Last month, the government proposed the merger of the three state-owned banks- Vijaya Bank, Dena Bank and Bank of Baroda to create country’s third-largest lender.
The plan to merge was taken by a panel led by Mr. Arun Jaitley, Finance Minister. The move came as part of efforts by the government to reduce the ballooning NPAs.
For long it has been observed that it is not profitable for the small public sector banks to compete with each other for a very small pie of customers.

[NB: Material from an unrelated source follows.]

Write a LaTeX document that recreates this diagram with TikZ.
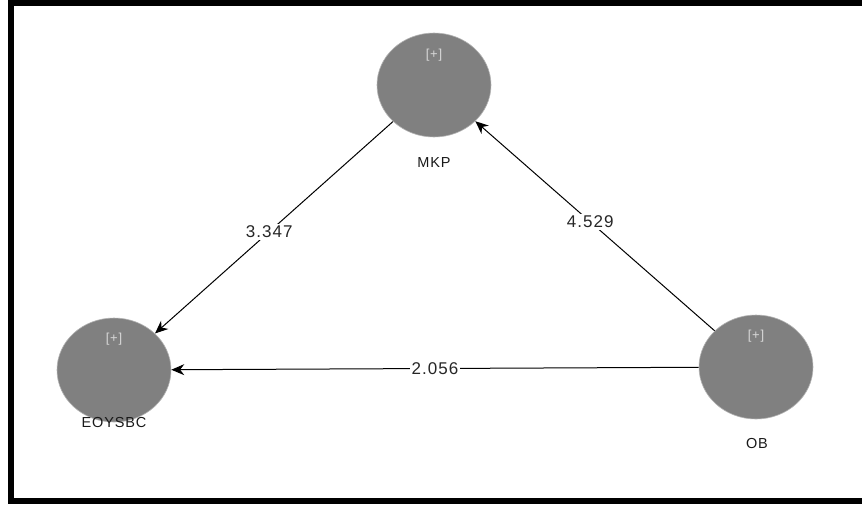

This has led to lower returns on the capital employed, competing demands for funds, and growing competition.
The new synergy is expected to have a lower NPA ratio compared to the NPA ratios of 11.04 % for Dena Bank, 5.40 % for Bank of Baroda and 4.10% for Vijaya Bank.
Is this something new?
This is not the first time that the government has announced some sort of merger in the banking sector. Very recently, the Cabinet approved LIC’s proposed acquisition of up to 51% stake in IDBI Bank. This will help IDBI meet its capital needs.
Last year State Bank of India (SBI) had merged with itself five of its subsidiary banks and also took over Bharatiya Mahila Bank bringing almost a quarter of the nation’s outstanding loans in the banking sector on to its books.
However a few people argue that this move will in turn adversely affect the profitability of the amalgamated entity since Dena Bank is in a bad shape with higher NPAs, higher cost to income and falling profitability so Dena Bank’s numbers might pull down some of the profitability numbers just as what happened in the case of SBI. After the merger, SBI incurred losses for the first time in 20 years.
Banking sector reforms have been an important focus of the Modi government to revive credit growth and wipe out the mountain of bad loans that currently weighs down the performance of almost all public sector banks. After the merger, the number of PSU banks will come down to 19 from 21.